Monday, July 16, 2018

Unpacking...




I am in the midst of chaos...mostly because I moved from one state to another a couple months ago. It feels like I just moved yesterday...everyday. I had prayed for about 5 years for God to move us to Texas...but for the last 3 of those years I was double minded about this move. I wanted to move forward with God, but felt stuck where I was because of the decision of one person, that disrupted the entire world we all knew. But God, He hasn't nor will He ever, leave me in the pit of self destruction...and when He said move...I finally realized it didn't matter how much I wanted my life back, it was not His plan and where He puts a period I can not change it to a question mark. I fought hard not to leave the state that my grandprincess was locked in a tower of silence for the last 3 years...but God's plans are to bring me hope and a future...so here we are, Texans. She is still locked away in her own tower, I pray she's happier than the last time I saw her...I know she knows God and even though they don't allow her to learn more about that love, God will protect her faith, even though I can't. So He has asked me to trust Him and pray for them, as I move forward which is a huge step in my faith. 

The last almost month, I have not even known where my laptop was to sit down and try to share all God's done in my life through the retreat I went to in March. There is so much left unsaid...but God will move through me in His perfect peace...and in His perfect timing. So, I wanted to jot down a word that He gave me recently, until He starts to share a message from the retreat He blessed me with for my 52nd birthday.

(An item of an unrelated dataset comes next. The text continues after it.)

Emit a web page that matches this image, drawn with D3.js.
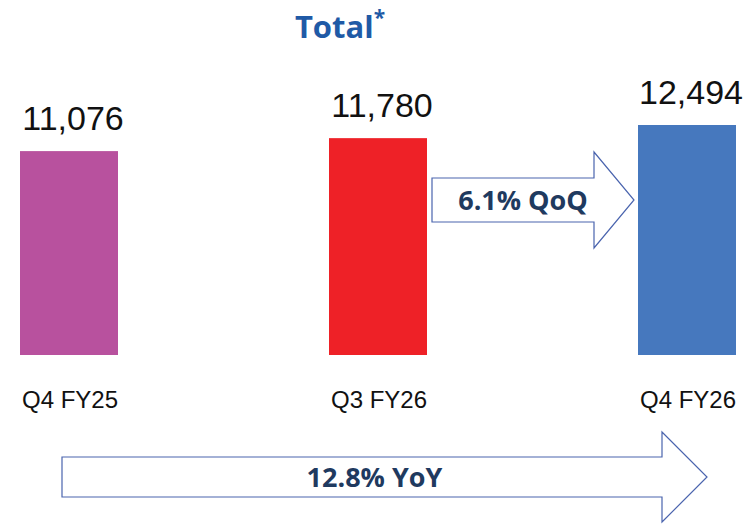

When God took me to my first retreat with MYRRH Ministries all those years ago, He showed me where He would take me when He took me out of the exile I was in...Texas. The people here in the south are just different. I know that is true of every part of the country. The south, however, is truly my land of milk & honey. I have been in the desert for so long that when I made it here, I was met with a similar view...until I got to the town God had for me. Where there was rock and cactus, there is now grass and trees. When I smiled and shared a "hello" with a stranger there, I was met with either a shocked look, or just ignored...it wasn't very often I was met with a smile and joyful, "hello"...but here, well I am surprised with the reactions, they are not shocked, and do not ignore...but more often than not, I receive a joyful, "Hello."  I won't say that those from the desert never had a joyful, "hello" response, but most times they didn't. I don't look at them and think negatively, I just recognize that I wasn't where God wanted me...I was where I wanted to be. Or rather, where I was planted as a child.

More than just the reactions to a hello, Texas is a land of growth for me. God brought me to the "Bible belt" knowing what His plans are for me. The reality is I still have to act on His direction. I can't sit in my house and whine about what should be, could be, or would be...I have to make the choice to listen to His guidance and move according to them. This is just what I am finally starting to do here in my new home. 

I love The Passion Translation's, John 10:9-11

I am the Gateway. To enter through me is to experience life, freedom, and satisfaction. A thief has only one thing in mind—he wants to steal, slaughter, and destroy. But I have come to give you everything in abundance, more than you expectlife in its fullness until you overflow! I am the Good Shepherd who lays down my life as a sacrifice for the sheep.

There's NO denying God's plans in this beautiful paragraph. God didn't strip me away from the desert exile to take me away from an abundant life, no He rescued me from the daily pain and double minded arguing with myself and Holy Spirit. He knew that the position of my heart was keeping me imprisoned in a life of "what if" or "if only"...in the prison of bitterness and anger that had taken over my life. He knew that nothing I could do would save me from the enemy in myself. He sent His Son to save me from the wretch that is buried in me...the pieces that kept me away from the abundant life He has for me. 

Today, I still have unpacking to do and I still have people asking me "are you unpacked yet?" At first I slipped back into myself and felt "less than" because I am not on their time schedule...but God, He reminded me that He uses others to keep me moving sometimes...so now I look around and say, "no not all the way" and look up and say "thank You Poppa, for not leaving me in my pit. Give me the desire and energy to keep up with Your steps and plans."

I am very happy to share that the TRUE forgiveness God was asking me to receive for those hiding my grandprincess in her HIGH tower, is complete. I have taken my shattered heart to my LORD and He gave me a new one to live in...I don't understand why He asked me to accept this journey, but I know that He is healing my shattered heart and only He can give me the life of abundance He has for me. So I will not question, I will simply enjoy the gift He has given me and continue to pray for everyone involved. After all, LOVE is NOT an emotion, it's a way of life.